A new survey found 53% of people in the Sacramento region see signs of homelessness almost every day, and a slightly larger share — 55% — would support a tax increase to address the crisis.
The Experiences with Homelessness in the Sacramento region poll was conducted in May by Sacramento State’s Institute for Social Research and published last week.
Residents of Sacramento County were the most likely in the region to report seeing signs of homelessness everyday at 67%. By comparison, only 26% of those surveyed in Placer County and 15% in El Dorado County reported seeing those signs almost everyday.
Shannon Williams, executive director of the research institute, said the findings show homelessness “is not just this abstract issue. It’s impacting us as a community very closely.”
Asked whether they would support a tax increase to help reduce homelessness, 18% in the region said they would “strongly” favor it while 37% said they would “somewhat” support it.
Williams said the survey was conducted to raise awareness about homelessness, though it does not include policy recommendations.
Here are more key findings:
- 29% of respondents say they have known someone who has experienced homelessness
- 7% have experienced homelessness or housing insecurity
- 60% prioritize giving services to individuals who are homeless compared with 40% who prioritize clearing out encampments
The survey also found nearly half the Sacramento region has little knowledge of what’s being done to address the area’s homelessness crisis. Altogether, only 10% said they know “a lot.”
Williams blamed a communication gap between residents and community and elected leaders.
“What we see as a public is encampments,” she noted. “So there’s compassion fatigue. People are really fed up. They don’t feel anybody’s doing anything about it. And I do know there’s a lot of agencies and organizations out there working really hard to serve this population, and I don’t think that message is getting out there.”
In recent months, Sacramento’s city and county elected officials have approved several new homeless shelter and housing projects, but they’ve been criticized by advocates for not doing more or moving fast enough.
Both local governments have also adopted enforcement laws that will allow police and park rangers to clear homeless encampments, in some cases near schools, libraries, along sidewalks and the American River and Dry Creek parkways, though certain conditions must be met before camps can be cleared.
As those measures go into effect, two housing leaders said they are encouraged by some of the survey takeaways, and that there are signs the region would support building its way out of the homelessness crisis.
Kendra Lewis, executive director of the Sacramento Housing Alliance, which promotes affordable housing in the region, said the number of people willing to be taxed to help unhoused residents was eye-opening.
“It’s good to hear,” Lewis added. “I’m surprised.

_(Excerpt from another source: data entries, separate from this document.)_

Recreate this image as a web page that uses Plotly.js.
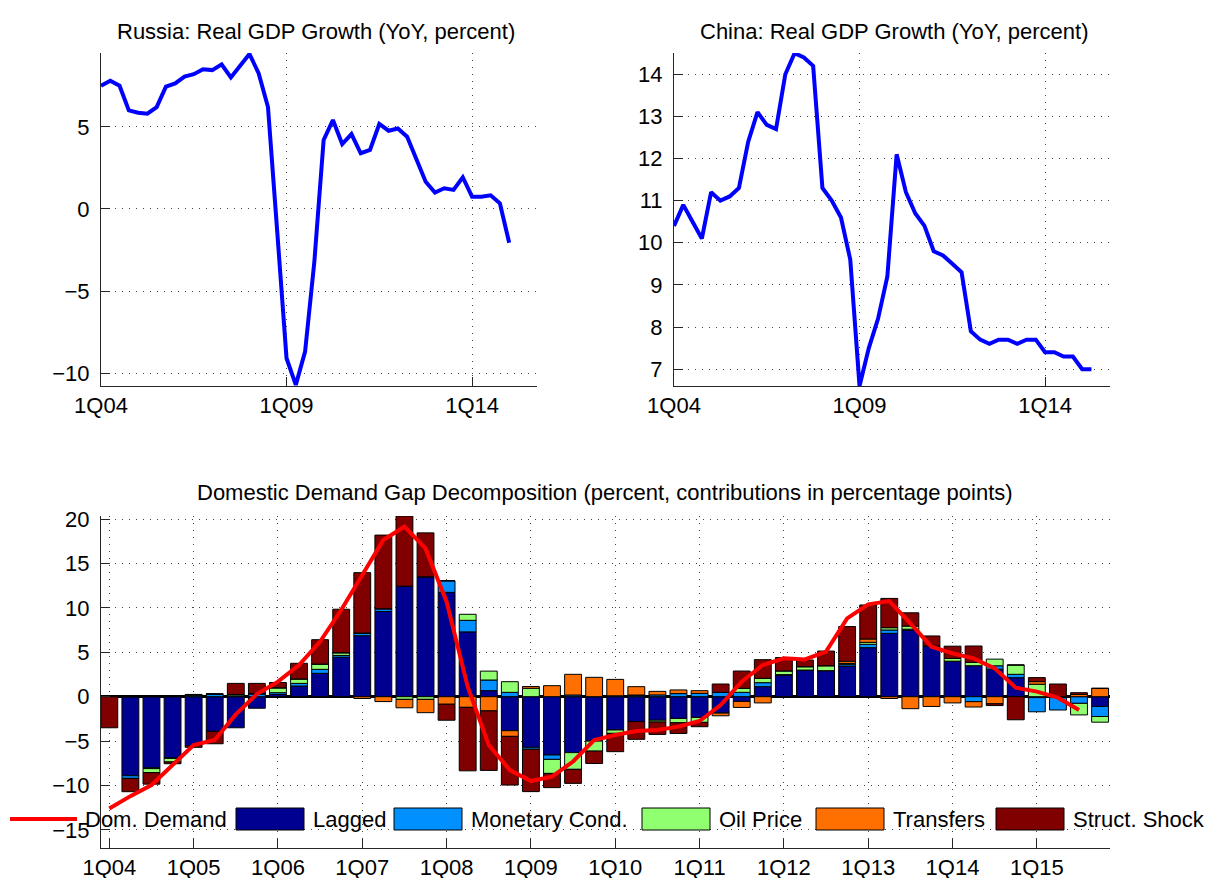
<!DOCTYPE html>
<html><head><meta charset="utf-8">
<script src="https://cdn.plot.ly/plotly-3.0.1.min.js"></script>
<style>html,body{margin:0;padding:0;background:#fff}#chart{width:1206px;height:878px}</style>
</head><body><div id="chart"></div>
<script>
// ---------- DATA ----------
const quarters = ['1Q04','2Q04','3Q04','4Q04','1Q05','2Q05','3Q05','4Q05','1Q06','2Q06','3Q06','4Q06',
  '1Q07','2Q07','3Q07','4Q07','1Q08','2Q08','3Q08','4Q08','1Q09','2Q09','3Q09','4Q09',
  '1Q10','2Q10','3Q10','4Q10','1Q11','2Q11','3Q11','4Q11','1Q12','2Q12','3Q12','4Q12',
  '1Q13','2Q13','3Q13','4Q13','1Q14','2Q14','3Q14','4Q14','1Q15','2Q15','3Q15','4Q15'];

const russiaGDP = [7.5,7.8,7.5,6.0,5.86,5.8,6.2,7.44,7.64,8.05,8.2,8.5,8.45,8.8,8.0,8.75,9.43,8.25,6.2,-1.4,
  -9.08,-10.7,-8.68,-3.2,4.2,5.41,3.95,4.56,3.39,3.59,5.17,4.76,4.9,4.4,3.08,1.66,1.0,1.26,1.16,1.93,
  0.75,0.75,0.83,0.35,-2.05];

const chinaGDP = [10.4,10.9,10.5,10.1,11.2,11.0,11.1,11.3,12.4,13.1,12.8,12.7,14.0,14.5,14.4,14.2,11.3,11.0,10.6,9.6,
  6.6,7.5,8.2,9.2,12.1,11.2,10.7,10.4,9.8,9.7,9.5,9.3,7.9,7.7,7.6,7.7,7.7,7.6,7.7,7.7,7.4,7.4,7.3,7.3,7.0,7.0];

const lagged = [0,-8.9,-8.0,-6.9,-5.5,-3.9,-3.5,-1.3,0.25,1.2,2.63,4.45,6.87,9.6,12.45,13.5,11.75,7.3,0.68,-3.83,
  -5.7,-6.57,-6.3,-5.0,-3.75,-2.8,-2.65,-2.45,-2.33,-1.85,-0.53,1.13,2.44,3.0,2.93,3.45,5.52,7.13,7.5,5.71,
  4.0,3.49,3.1,2.14,-0.1,-0.1,0,-1.1];
const monetaryCond = [0,-0.3,-0.1,-0.05,0.15,0.3,0.1,0.3,0.2,0.3,0.45,0.2,0.25,0.3,0,0,1.3,1.3,1.2,0.49,
  -0.22,-0.49,0.19,0,0.1,0.19,0.2,0.35,0.38,0.49,0.49,0.45,0.05,0,0,0.2,0.38,0.38,0.1,0,
  0,-0.56,0.38,0.38,-1.6,-1.4,-0.75,-1.13];
const oilPrice = [0,0,-0.45,-0.4,0.1,0,0.15,0.05,0.55,0.5,0.6,0.3,0.05,0,-0.3,-0.3,0,0.68,1.0,1.2,
  0.95,-1.58,-1.88,-1.13,-0.38,0,-0.2,-0.49,-0.56,0,0.45,0.49,0.42,0.38,0.56,0.1,0.22,0.26,0.35,0,
  0.3,0.38,0.75,1.05,1.4,0,-1.3,-0.64];
const transfers = [0,0,0,0,0,0,0,0,0,0,0,0,-0.2,-0.55,-0.95,-1.5,-0.85,-1.2,-1.6,-0.64,
  0.2,1.24,2.33,2.18,1.85,0.94,0.4,0.41,0.3,-0.3,-0.68,-0.7,0,0,0,0.25,0.38,-0.2,-1.35,-1.1,
  -0.7,-0.6,-0.8,0,0.3,0,0.25,0.94];
const structShock = [-3.5,-1.5,-1.3,-0.2,-0.2,-1.4,1.25,1.15,0.6,1.76,2.74,4.9,6.8,8.3,7.9,4.95,-1.8,-7.15,-6.7,-5.48,
  -4.77,-1.6,-1.58,-1.39,-2.06,-2.0,-1.4,-1.2,-0.49,0.94,1.95,2.1,1.5,0.75,1.65,3.9,3.83,3.3,1.5,1.13,
  1.39,1.84,-0.2,-2.6,0.45,1.43,0.2,0];
const domDemand = [-12.6,-11.2,-9.95,-7.7,-5.44,-4.88,-1.99,0.3,1.69,3.57,6.2,9.76,13.7,17.65,19.15,16.7,10.7,1.13,-5.44,-8.26,
  -9.5,-9.0,-7.3,-4.88,-4.32,-3.87,-3.76,-3.37,-2.74,-0.94,1.69,3.57,4.32,4.2,5.07,8.82,10.4,10.77,8.26,5.63,
  4.88,4.32,3.19,1.01,0.57,-0.11,-1.5];

const seriesNames = ['Lagged','Monetary Cond.','Oil Price','Transfers','Struct. Shock'];
const lineName = 'Dom. Demand';
const titleRussia = 'Russia: Real GDP Growth (YoY, percent)';
const titleChina = 'China: Real GDP Growth (YoY, percent)';
const titleBottom = 'Domestic Demand Gap Decomposition (percent, contributions in percentage points)';

// ---------- STYLE ----------
const components = [lagged, monetaryCond, oilPrice, transfers, structShock];
const barColors = ['#000090','#0090FF','#90FF70','#FF7000','#800000'];
const W = 1206, H = 878;
const px = x => x / W;
const py = y => 1 - y / H;
const FONT = '"Liberation Sans", Arial, Helvetica, sans-serif';
const FS = 22;

const traces = [];
traces.push({type:'scatter', mode:'lines', x:quarters.slice(0, russiaGDP.length), y:russiaGDP,
  xaxis:'x', yaxis:'y', line:{color:'#0000FF', width:4}, showlegend:false, hoverinfo:'x+y'});
traces.push({type:'scatter', mode:'lines', x:quarters.slice(0, chinaGDP.length), y:chinaGDP,
  xaxis:'x2', yaxis:'y2', line:{color:'#0000FF', width:4}, showlegend:false, hoverinfo:'x+y'});
components.forEach((vals, k) => {
  traces.push({type:'bar', x:quarters.slice(0, vals.length), y:vals, name:seriesNames[k],
    xaxis:'x3', yaxis:'y3', width:0.8,
    marker:{color:barColors[k], line:{color:'#000', width:1}}, showlegend:false});
});
traces.push({type:'scatter', mode:'lines', x:quarters.slice(0, domDemand.length), y:domDemand, name:lineName,
  xaxis:'x3', yaxis:'y3', line:{color:'#FF0000', width:4}, showlegend:false});

const axBase = {showline:true, linecolor:'#262626', linewidth:1, ticks:'inside', ticklen:9, tickcolor:'#262626',
  showgrid:true, gridcolor:'#444', griddash:'1px,6px', gridwidth:1, zeroline:false,
  tickfont:{size:FS, color:'#000', family:FONT}, automargin:false, fixedrange:true};
const yearTicks = quarters.filter(q => q.startsWith('1Q'));
const topTicks = ['1Q04','1Q09','1Q14'];

const layout = {
  width:W, height:H, margin:{l:0, r:0, t:0, b:0}, paper_bgcolor:'#fff', plot_bgcolor:'rgba(0,0,0,0)',
  font:{family:FONT, size:FS, color:'#000'}, showlegend:false, barmode:'relative', bargap:0.2,
  xaxis: Object.assign({}, axBase, {domain:[px(101), px(537)], type:'category', categoryorder:'array', categoryarray:quarters,
    range:[0, 47], tickvals:topTicks, ticklabelstandoff:0, anchor:'y'}),
  yaxis: Object.assign({}, axBase, {domain:[py(386), py(53)], range:[-10.77, 9.49], tickvals:[-10,-5,0,5], ticklabelstandoff:6, anchor:'x'}),
  xaxis2: Object.assign({}, axBase, {domain:[px(674), px(1110)], type:'category', categoryorder:'array', categoryarray:quarters,
    range:[0, 47], tickvals:topTicks, ticklabelstandoff:0, anchor:'y2'}),
  yaxis2: Object.assign({}, axBase, {domain:[py(386), py(53)], range:[6.6, 14.505], dtick:1, tick0:0, ticklabelstandoff:6, anchor:'x2'}),
  xaxis3: Object.assign({}, axBase, {domain:[px(101), px(1110)], type:'category', categoryorder:'array', categoryarray:quarters,
    range:[-0.394, 47.47], tickvals:yearTicks, ticklabelstandoff:0, anchor:'y3'}),
  yaxis3: Object.assign({}, axBase, {domain:[py(848), py(516)], range:[-17.04, 20.35], dtick:5, tick0:0, ticklabelstandoff:6,
    zeroline:true, zerolinecolor:'#000', zerolinewidth:3, anchor:'x3'}),
  annotations: [],
  shapes: []
};

function addText(text, x, y, anchor) {
  layout.annotations.push({text:text, xref:'paper', yref:'paper', x:px(x), y:py(y), xanchor:anchor, yanchor:'middle',
    showarrow:false, font:{size:FS, color:'#000', family:FONT}});
}
addText(titleRussia, 316, 31, 'center');
addText(titleChina, 894, 31, 'center');
addText(titleBottom, 605, 492, 'center');

// legend (drawn manually to reproduce the wide swatches)
const legY = 819;
layout.shapes.push({type:'line', xref:'paper', yref:'paper', x0:px(10), x1:px(77), y0:py(legY), y1:py(legY),
  line:{color:'#FF0000', width:4}});
addText(lineName, 83, legY, 'left');
const swatchX = [236, 394, 642, 816, 996];
seriesNames.forEach((nm, k) => {
  const x0 = swatchX[k];
  layout.shapes.push({type:'rect', xref:'paper', yref:'paper', x0:px(x0), x1:px(x0 + 68), y0:py(legY + 11), y1:py(legY - 11),
    fillcolor:barColors[k], line:{color:'#000', width:1}});
  addText(nm, x0 + 75, legY, 'left');
});

Plotly.newPlot('chart', traces, layout, {staticPlot:true, displayModeBar:false});
</script>
</body></html>
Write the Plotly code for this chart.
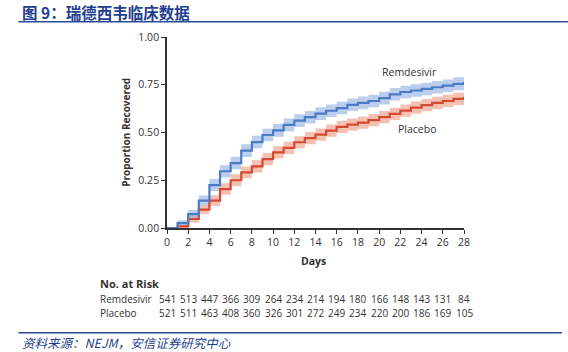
import plotly.graph_objects as go

days = list(range(0, 29))
remdesivir = [0, 0.026, 0.073, 0.143, 0.225, 0.297, 0.34, 0.405, 0.45, 0.487, 0.511, 0.54, 0.562, 0.58,
              0.599, 0.614, 0.628, 0.645, 0.655, 0.665, 0.68, 0.70, 0.712, 0.72, 0.728, 0.737, 0.745, 0.755, 0.764]
rem_lo = [0, 0.012, 0.052, 0.116, 0.194, 0.265, 0.307, 0.372, 0.417, 0.454, 0.478, 0.507, 0.529, 0.547,
          0.566, 0.581, 0.595, 0.612, 0.622, 0.632, 0.647, 0.667, 0.679, 0.687, 0.695, 0.704, 0.712, 0.721, 0.730]
rem_hi = [0, 0.040, 0.094, 0.170, 0.257, 0.329, 0.373, 0.438, 0.483, 0.520, 0.544, 0.573, 0.595, 0.613,
          0.632, 0.647, 0.661, 0.678, 0.688, 0.698, 0.713, 0.733, 0.745, 0.753, 0.761, 0.770, 0.778, 0.789, 0.798]
placebo = [0, 0.009, 0.047, 0.096, 0.143, 0.204, 0.25, 0.291, 0.323, 0.361, 0.396, 0.419, 0.449, 0.471,
           0.489, 0.51, 0.529, 0.541, 0.552, 0.565, 0.58, 0.598, 0.615, 0.63, 0.643, 0.655, 0.665, 0.676, 0.686]
pla_lo = [0, 0.001, 0.029, 0.072, 0.115, 0.174, 0.219, 0.260, 0.291, 0.329, 0.364, 0.387, 0.417, 0.439,
          0.457, 0.478, 0.497, 0.509, 0.520, 0.533, 0.548, 0.566, 0.583, 0.598, 0.611, 0.623, 0.633, 0.644, 0.654]
pla_hi = [0, 0.017, 0.065, 0.120, 0.171, 0.234, 0.281, 0.322, 0.355, 0.393, 0.428, 0.451, 0.481, 0.503,
          0.521, 0.542, 0.561, 0.573, 0.584, 0.597, 0.612, 0.630, 0.647, 0.662, 0.675, 0.687, 0.697, 0.708, 0.718]

risk_days = list(range(0, 29, 2))
risk_rem = [541, 513, 447, 366, 309, 264, 234, 214, 194, 180, 166, 148, 143, 131, 84]
risk_pla = [521, 511, 463, 408, 360, 326, 301, 272, 249, 234, 220, 200, 186, 169, 105]

y_ticks = [0, 0.25, 0.5, 0.75, 1.0]
x_ticks = list(range(0, 29, 2))

BLUE = "#4a7bc4"
BLUE_BAND = "rgba(150,180,228,0.65)"
RED = "#d34b33"
RED_BAND = "rgba(240,160,138,0.65)"
TXT = "#333333"
FONT = "Open Sans"
NAVY = "#1f3f8f"

fig = go.Figure()

def band(lo, hi, color):
    fig.add_trace(go.Scatter(x=days, y=lo, mode="lines", line=dict(width=0, shape="hv"),
                             hoverinfo="skip", showlegend=False))
    fig.add_trace(go.Scatter(x=days, y=hi, mode="lines", line=dict(width=0, shape="hv"),
                             fill="tonexty", fillcolor=color, hoverinfo="skip", showlegend=False))

band(pla_lo, pla_hi, RED_BAND)
band(rem_lo, rem_hi, BLUE_BAND)
fig.add_trace(go.Scatter(x=days, y=placebo, mode="lines", line=dict(color=RED, width=2.2, shape="hv"),
                         name="Placebo", showlegend=False))
fig.add_trace(go.Scatter(x=days, y=remdesivir, mode="lines", line=dict(color=BLUE, width=2.2, shape="hv"),
                         name="Remdesivir", showlegend=False))

fig.update_xaxes(range=[0, 28], tickvals=x_ticks, ticks="outside", ticklen=4, tickcolor=TXT,
                 showline=True, linecolor=TXT, linewidth=1.5, showgrid=False, zeroline=False,
                 tickfont=dict(family=FONT, size=10.5, color=TXT))
fig.update_yaxes(range=[0, 1], tickvals=y_ticks, tickformat=".2f", ticks="outside", ticklen=4, tickcolor=TXT,
                 showline=True, linecolor=TXT, linewidth=1.5, showgrid=False, zeroline=False,
                 tickfont=dict(family=FONT, size=10.5, color=TXT))

L, R, T, B = 166.7, 464.0, 37.3, 228.3
W, H = 568, 352

def px(x):
    return (x - L) / (R - L)

def py(y):
    return (B - y) / (B - T)

def note(text, x, y, size=10, color=TXT, family=FONT, xanchor="center", xref="paper", yref="paper", **kw):
    return dict(text=text, x=x, y=y, xref=xref, yref=yref, xanchor=xanchor, yanchor="middle",
                showarrow=False, font=dict(family=family, size=size, color=color), **kw)

ann = []
ann.append(note("Remdesivir", 22.9, 0.818, size=10.5, xref="x", yref="y"))
ann.append(note("Placebo", 23.6, 0.52, size=10.5, xref="x", yref="y"))
ann.append(note("<b>Proportion Recovered</b>", px(125), 0.5, size=10, textangle=-90))
ann.append(note("<b>Days</b>", px(313), py(261), size=10.5))
ann.append(note("<b>No. at Risk</b>", px(98), py(284), size=11, xanchor="left"))
ann.append(note("Remdesivir", px(98), py(299), size=10, xanchor="left"))
ann.append(note("Placebo", px(98), py(313), size=10, xanchor="left"))
for d, a, b in zip(risk_days, risk_rem, risk_pla):
    ann.append(note(str(a), d, py(299), size=10, xref="x"))
    ann.append(note(str(b), d, py(313), size=10, xref="x"))
ann.append(note("<b>图 9：瑞德西韦临床数据</b>", px(20), py(12), size=15.5, color=NAVY,
                family="Noto Sans CJK SC", xanchor="left"))
ann.append(note("<i>资料来源：NEJM，安信证券研究中心</i>", px(20), py(343), size=12.5, color=NAVY,
                family="Noto Sans CJK SC", xanchor="left"))

shapes = [
    dict(type="line", xref="paper", yref="paper", x0=px(18), x1=px(568), y0=py(22), y1=py(22),
         line=dict(color="#2a4a9a", width=1.5)),
    dict(type="line", xref="paper", yref="paper", x0=px(18), x1=px(562), y0=py(333), y1=py(333),
         line=dict(color="#2a4a9a", width=1.5)),
]

fig.update_layout(width=W, height=H, margin=dict(l=L, r=W - R, t=T, b=H - B),
                  paper_bgcolor="white", plot_bgcolor="white", annotations=ann, shapes=shapes,
                  showlegend=False)

fig.write_html("out.html")
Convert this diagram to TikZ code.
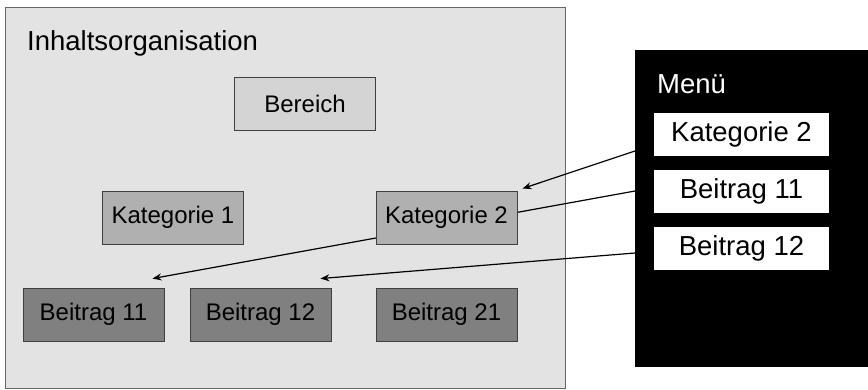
\documentclass[tikz,border=0pt]{standalone}
\usepackage{fontspec}
\setmainfont{Liberation Sans}
\usetikzlibrary{arrows.meta,calc}
\pgfdeclarelayer{back}
\pgfdeclarelayer{links}
\pgfsetlayers{back,links,main}
\definecolor{panelgray}{HTML}{E3E3E3}
\definecolor{areagray}{HTML}{D4D4D4}
\definecolor{catgray}{HTML}{B0B0B0}
\definecolor{postgray}{HTML}{808080}
\definecolor{edgegray}{HTML}{404040}
\begin{document}
\begin{tikzpicture}[x=1pt,y=-1pt,
  box/.style={draw=edgegray,line width=0.9pt,minimum width=141pt,minimum height=53pt,inner sep=0pt,
    font=\fontsize{24}{28}\selectfont},
  areabox/.style={box,fill=areagray},
  catbox/.style={box,fill=catgray},
  postbox/.style={box,fill=postgray},
  menuitem/.style={fill=white,minimum width=175pt,minimum height=43pt,inner sep=0pt,
    font=\fontsize{27.5}{30}\selectfont},
  link/.style={line width=1.2pt,black},
  tip/.style={-{Stealth[length=9pt,width=7pt]}}]
\useasboundingbox (0,0) rectangle (868,389);

% content organisation panel
\begin{pgfonlayer}{back}
  \fill[panelgray,draw=gray!80!black,line width=1pt] (5,7) rectangle (565,388);
  \fill[black] (635,50) rectangle (870,367);
\end{pgfonlayer}
\node[anchor=base west,font=\fontsize{27.5}{30}\selectfont,inner sep=0pt] (title) at (27,50) {Inhaltsorganisation};

\node[areabox] (bereich) at (305,103.5) {Bereich};
\node[catbox] (kat1) at (173,217.5) {Kategorie 1};
\node[catbox] (kat2) at (446.5,217.5) {Kategorie 2};
\node[postbox] (b11) at (93.5,314.5) {Beitrag 11};
\node[postbox] (b12) at (260.5,314.5) {Beitrag 12};
\node[postbox] (b21) at (446.5,314.5) {Beitrag 21};

% menu
\node[anchor=base west,white,font=\fontsize{27.5}{30}\selectfont,inner sep=0pt] (menu) at (657,93) {Menü};
\node[menuitem] (mk2) at (741.5,134.5) {Kategorie 2};
\node[menuitem] (mb11) at (741.5,191) {Beitrag 11};
\node[menuitem] (mb12) at (741.5,248) {Beitrag 12};

% link start points on the menu's left edge
\coordinate (s1) at (635,151);
\coordinate (s2) at (635,191);
\coordinate (s3) at (635,253);
% arrow tips next to the target boxes
\coordinate (t1) at ($(kat2.north east)+(5,-2)$);
\coordinate (t2) at ($(b11.north east)+(-12,-9)$);
\coordinate (t3) at ($(b12.north east)+(-11,-9)$);

\begin{pgfonlayer}{links}
  \draw[link,tip] (s1) -- (t1);
  \draw[link,tip] (s2) -- (t2);
  \draw[link,tip] (s3) -- (t3);
\end{pgfonlayer}
\end{tikzpicture}
\end{document}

People don’t necessarily like to be taxed. What it’s saying is people are willing to invest in housing in dealing with the homeless crisis.”
Roberto Jimenez, chief executive officer of the Sacramento-based Mutual Housing California, an affordable housing developer, said he was also surprised by the high support for a tax increase.
“The reality is there’s a shortage of housing supply,” Jimenez said. “And we can’t fix the problem [of homelessness] without building more housing. Housing is the solution.”
The poll surveyed nearly 2,000 people in El Dorado, Placer, Sacramento, Sutter, Yolo and Yuba Counties.
It comes two months after the 2022 Homeless Point-In-Time Count found Sacramento County’s homeless population soared to a record 9,300 people. That total represents a 67% increase over the past three years, a timeframe that coincides with a worsening housing affordability crisis.